▶ Requirements
Print the records again, character for character.

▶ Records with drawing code
[BEGIN]

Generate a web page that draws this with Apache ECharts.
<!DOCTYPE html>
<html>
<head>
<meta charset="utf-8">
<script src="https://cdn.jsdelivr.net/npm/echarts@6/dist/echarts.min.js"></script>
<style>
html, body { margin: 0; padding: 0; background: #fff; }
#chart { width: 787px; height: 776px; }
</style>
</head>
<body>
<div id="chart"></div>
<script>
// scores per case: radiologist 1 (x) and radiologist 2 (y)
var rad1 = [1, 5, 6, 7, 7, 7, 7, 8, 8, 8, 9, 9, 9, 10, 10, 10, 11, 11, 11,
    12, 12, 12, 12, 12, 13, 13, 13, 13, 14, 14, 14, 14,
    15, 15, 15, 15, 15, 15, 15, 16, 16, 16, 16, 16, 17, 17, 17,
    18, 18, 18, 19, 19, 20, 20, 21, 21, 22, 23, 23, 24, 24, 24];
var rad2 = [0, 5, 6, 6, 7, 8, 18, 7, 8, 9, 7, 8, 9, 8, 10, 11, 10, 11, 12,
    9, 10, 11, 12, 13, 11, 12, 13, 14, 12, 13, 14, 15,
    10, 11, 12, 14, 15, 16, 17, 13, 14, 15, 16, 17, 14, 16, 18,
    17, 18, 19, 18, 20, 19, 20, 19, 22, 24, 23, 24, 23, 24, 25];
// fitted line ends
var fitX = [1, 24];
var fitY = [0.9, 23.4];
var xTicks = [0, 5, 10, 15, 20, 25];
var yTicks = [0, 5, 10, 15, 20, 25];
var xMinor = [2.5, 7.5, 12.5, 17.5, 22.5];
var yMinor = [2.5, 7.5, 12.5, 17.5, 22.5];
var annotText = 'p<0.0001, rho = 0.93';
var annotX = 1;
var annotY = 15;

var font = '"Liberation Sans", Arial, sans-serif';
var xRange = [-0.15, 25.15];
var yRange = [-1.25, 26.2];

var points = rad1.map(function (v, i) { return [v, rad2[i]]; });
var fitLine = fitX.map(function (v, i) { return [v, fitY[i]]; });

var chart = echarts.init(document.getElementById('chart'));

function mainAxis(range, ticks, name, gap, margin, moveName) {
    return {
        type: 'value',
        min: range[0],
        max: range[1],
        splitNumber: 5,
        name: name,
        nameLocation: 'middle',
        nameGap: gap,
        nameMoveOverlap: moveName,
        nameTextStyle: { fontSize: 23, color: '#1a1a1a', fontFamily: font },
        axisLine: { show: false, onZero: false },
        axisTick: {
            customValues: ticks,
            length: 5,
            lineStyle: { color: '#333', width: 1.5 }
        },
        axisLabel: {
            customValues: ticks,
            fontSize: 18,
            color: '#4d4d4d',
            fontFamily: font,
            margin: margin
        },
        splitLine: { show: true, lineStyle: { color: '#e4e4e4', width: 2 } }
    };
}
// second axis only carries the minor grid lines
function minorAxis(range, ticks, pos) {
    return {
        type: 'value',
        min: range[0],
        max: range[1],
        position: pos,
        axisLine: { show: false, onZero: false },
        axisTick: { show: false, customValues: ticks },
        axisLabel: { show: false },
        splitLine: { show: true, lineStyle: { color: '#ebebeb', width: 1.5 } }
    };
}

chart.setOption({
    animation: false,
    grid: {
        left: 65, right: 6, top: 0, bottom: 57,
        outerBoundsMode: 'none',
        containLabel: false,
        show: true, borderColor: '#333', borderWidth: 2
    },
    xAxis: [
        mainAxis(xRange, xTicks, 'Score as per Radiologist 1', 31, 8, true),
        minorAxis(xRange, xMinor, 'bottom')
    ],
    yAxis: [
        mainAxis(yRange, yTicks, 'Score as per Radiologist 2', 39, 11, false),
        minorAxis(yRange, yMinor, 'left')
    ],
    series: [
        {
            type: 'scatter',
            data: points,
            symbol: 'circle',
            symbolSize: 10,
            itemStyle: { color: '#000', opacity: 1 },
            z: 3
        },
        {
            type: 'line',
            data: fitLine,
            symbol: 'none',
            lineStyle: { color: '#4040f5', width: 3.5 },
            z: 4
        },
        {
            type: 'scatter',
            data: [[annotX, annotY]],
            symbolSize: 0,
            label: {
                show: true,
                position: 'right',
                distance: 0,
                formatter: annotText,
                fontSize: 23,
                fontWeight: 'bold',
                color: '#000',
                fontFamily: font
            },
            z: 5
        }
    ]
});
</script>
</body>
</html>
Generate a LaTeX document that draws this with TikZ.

[END]

▶ Answer to the exercise
Generate a web page that draws this with Apache ECharts.
<!DOCTYPE html>
<html>
<head>
<meta charset="utf-8">
<script src="https://cdn.jsdelivr.net/npm/echarts@6/dist/echarts.min.js"></script>
<style>
html, body { margin: 0; padding: 0; background: #fff; }
#chart { width: 787px; height: 776px; }
</style>
</head>
<body>
<div id="chart"></div>
<script>
// scores per case: radiologist 1 (x) and radiologist 2 (y)
var rad1 = [1, 5, 6, 7, 7, 7, 7, 8, 8, 8, 9, 9, 9, 10, 10, 10, 11, 11, 11,
    12, 12, 12, 12, 12, 13, 13, 13, 13, 14, 14, 14, 14,
    15, 15, 15, 15, 15, 15, 15, 16, 16, 16, 16, 16, 17, 17, 17,
    18, 18, 18, 19, 19, 20, 20, 21, 21, 22, 23, 23, 24, 24, 24];
var rad2 = [0, 5, 6, 6, 7, 8, 18, 7, 8, 9, 7, 8, 9, 8, 10, 11, 10, 11, 12,
    9, 10, 11, 12, 13, 11, 12, 13, 14, 12, 13, 14, 15,
    10, 11, 12, 14, 15, 16, 17, 13, 14, 15, 16, 17, 14, 16, 18,
    17, 18, 19, 18, 20, 19, 20, 19, 22, 24, 23, 24, 23, 24, 25];
// fitted line ends
var fitX = [1, 24];
var fitY = [0.9, 23.4];
var xTicks = [0, 5, 10, 15, 20, 25];
var yTicks = [0, 5, 10, 15, 20, 25];
var xMinor = [2.5, 7.5, 12.5, 17.5, 22.5];
var yMinor = [2.5, 7.5, 12.5, 17.5, 22.5];
var annotText = 'p<0.0001, rho = 0.93';
var annotX = 1;
var annotY = 15;

var font = '"Liberation Sans", Arial, sans-serif';
var xRange = [-0.15, 25.15];
var yRange = [-1.25, 26.2];

var points = rad1.map(function (v, i) { return [v, rad2[i]]; });
var fitLine = fitX.map(function (v, i) { return [v, fitY[i]]; });

var chart = echarts.init(document.getElementById('chart'));

function mainAxis(range, ticks, name, gap, margin, moveName) {
    return {
        type: 'value',
        min: range[0],
        max: range[1],
        splitNumber: 5,
        name: name,
        nameLocation: 'middle',
        nameGap: gap,
        nameMoveOverlap: moveName,
        nameTextStyle: { fontSize: 23, color: '#1a1a1a', fontFamily: font },
        axisLine: { show: false, onZero: false },
        axisTick: {
            customValues: ticks,
            length: 5,
            lineStyle: { color: '#333', width: 1.5 }
        },
        axisLabel: {
            customValues: ticks,
            fontSize: 18,
            color: '#4d4d4d',
            fontFamily: font,
            margin: margin
        },
        splitLine: { show: true, lineStyle: { color: '#e4e4e4', width: 2 } }
    };
}
// second axis only carries the minor grid lines
function minorAxis(range, ticks, pos) {
    return {
        type: 'value',
        min: range[0],
        max: range[1],
        position: pos,
        axisLine: { show: false, onZero: false },
        axisTick: { show: false, customValues: ticks },
        axisLabel: { show: false },
        splitLine: { show: true, lineStyle: { color: '#ebebeb', width: 1.5 } }
    };
}

chart.setOption({
    animation: false,
    grid: {
        left: 65, right: 6, top: 0, bottom: 57,
        outerBoundsMode: 'none',
        containLabel: false,
        show: true, borderColor: '#333', borderWidth: 2
    },
    xAxis: [
        mainAxis(xRange, xTicks, 'Score as per Radiologist 1', 31, 8, true),
        minorAxis(xRange, xMinor, 'bottom')
    ],
    yAxis: [
        mainAxis(yRange, yTicks, 'Score as per Radiologist 2', 39, 11, false),
        minorAxis(yRange, yMinor, 'left')
    ],
    series: [
        {
            type: 'scatter',
            data: points,
            symbol: 'circle',
            symbolSize: 10,
            itemStyle: { color: '#000', opacity: 1 },
            z: 3
        },
        {
            type: 'line',
            data: fitLine,
            symbol: 'none',
            lineStyle: { color: '#4040f5', width: 3.5 },
            z: 4
        },
        {
            type: 'scatter',
            data: [[annotX, annotY]],
            symbolSize: 0,
            label: {
                show: true,
                position: 'right',
                distance: 0,
                formatter: annotText,
                fontSize: 23,
                fontWeight: 'bold',
                color: '#000',
                fontFamily: font
            },
            z: 5
        }
    ]
});
</script>
</body>
</html>
Generate a LaTeX document that draws this with TikZ.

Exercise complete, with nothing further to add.